Another time, I saw this car on the side of the road with flames underneath it and the driver sitting inside talking on a cell phone, and this BIG TRUCK was pulled over and the truck driver was running toward the car with a fire extinguisher and he probably saved that dumbass civilian's life.
Another time this car flipped over on the icy interstate in northern Indiana and some truck
driver stopped and helped that family get out.

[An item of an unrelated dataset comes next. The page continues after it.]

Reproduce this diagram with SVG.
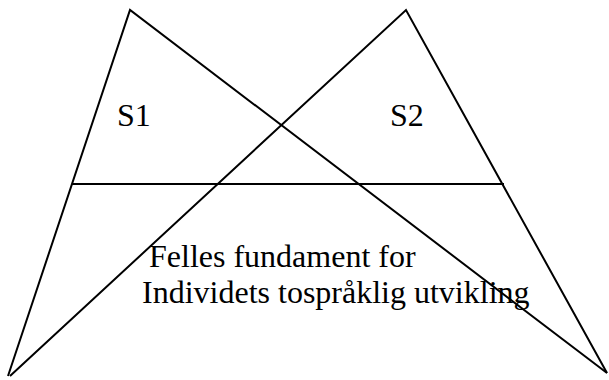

And he gave them some blankets and a place to wait.
Also... there was this woman last week who pulled up beside me on I94 in Detroit, around 4 AM, and she pulled down her shorts and lifted her shirt and started rubbing herself all over and she was really getting into it and all that, and this broad was gorgeous (as the trucker's say), real nice, and then she drove up to the next truck and gave him a show too. The point being, I kept my truck on the highway; I didn't crash even though I wasn't even looking at the road for about 45 seconds.
And once, during a snow storm when only one lane was plowed, this car was real eager to get past a line of trucks on the 402, and when he got past me, squeezing me over to the unplowed shoulder, he sped up and lost it, spinning out of control, crashing into the snowy median. I laughed like hell, looking at that 'Suit' sitting in his car, banging on his steering wheel in frustration. I didn't see anybody pull over to help that bastard.
So I keep waiting and watching. Daydreaming about the accident that's going to change my life. The family I'll rescue. The damsel in distress. The pontiff in peril.
"What luck," they'll say as they see the outline of my Big Rig pulling over in the thick falling snow. "No," I'll reply, "that's just the life of the Truck Driver."
Epilogue
After I save the beautiful young woman from her crumpled car, she'll fall madly in love with me and we will live super-happily-ever-after in the lap of luxury with all her insurance money. And I'll still drive, once and a while, in case there's somebody else out there that needs my help... or scorn.